The basics: 2 slices bread, 1/2 can tuna (drained) mixed with 1 tablespoon mayonnaise. The best tuna for the job is solid white albacore packed in water. (Oil-packed tuna has more calories and fat, but is an OK substitute as long as you drain it well and reduce the amount of mayo.)
The upgrade: Olives or capers
Taking inspiration from the briny flavors of the classic French nicoise salad, this combo gets a salty kick from a great garnish, which perks up the essence of an otherwise plain sandwich. Use 4 to 5 chopped olives (we recommend pitted nicoise, kalamata, gaeta or Spanish olives) or 1 tablespoon jarred capers – look for the nonpareil variety, as they are smaller and won’t require any chopping.
The upgrade: Red onion
Finely chopped fresh red onion – about 1 tablespoon’s worth – will add a bit of a bite to a seafood sandwich. If your tykes like the onion flavor but not the bite, try dicing the onion and letting it soak in cold water for about 10 minutes, then drain well. This removes some of the onion’s sharpness while leaving the aromatic flavor intact.
The upgrade: Sun-dried tomato
The sweetness of 1 to 2 tablespoons of chopped sun-dried tomatoes will entice even the choosiest children.
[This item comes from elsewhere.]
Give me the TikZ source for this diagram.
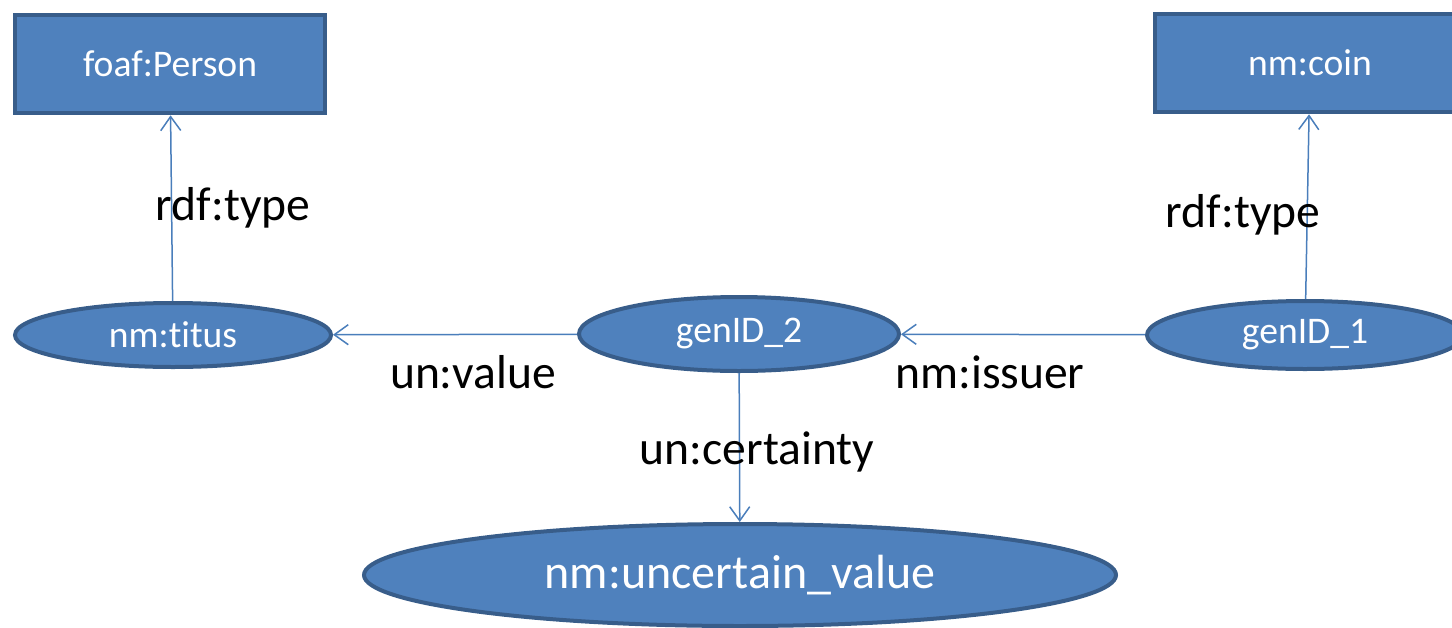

If using dry-packed tomatoes, soak them in hot water for about 10 to 20 minutes, until softened, then chop.
UnChu Littlefield of the Tate’s Kitchen blog (www.tateskitchen.com) adapted this plum-chutney recipe from Bon Appétit. Slather a little of this over some turkey or pork in your sandwich, or pair it with roasted pork tenderloin for dinner.
4 to 6 red or black plums
1 tablespoon olive oil
1 large shallot, sliced lengthwise
1/2 cup packed light brown sugar
1/4 cup apple-cider vinegar
1 tablespoon chopped garlic
1 tablespoon mustard seeds
1/2 teaspoon ground ginger (optional)
1 bay leaf
Salt and pepper, to taste
Halve and pit the plums. Cut into 1/4 -inch wedges.
Heat the oil over medium heat.
Add the shallot and cook until soft, 2 or 3 minutes.
Add the brown sugar and stir to coat all the pieces of shallot.
Add the apple-cider vinegar, garlic, mustard seeds, ground ginger (if using), bay leaf, pepper and salt plus 1/4 cup of water.
Cook until fragrant, about 3 minutes.
Stir in plums and bring to a simmer. Cover.
Cook 7 to 8 minutes, stirring occasionally.
Uncover and let cook another 10 to 15 minutes – until fruit is soft and juices have thickened. Season to taste with salt and more pepper if needed.
Let cool. Store refrigerated in a glass jar.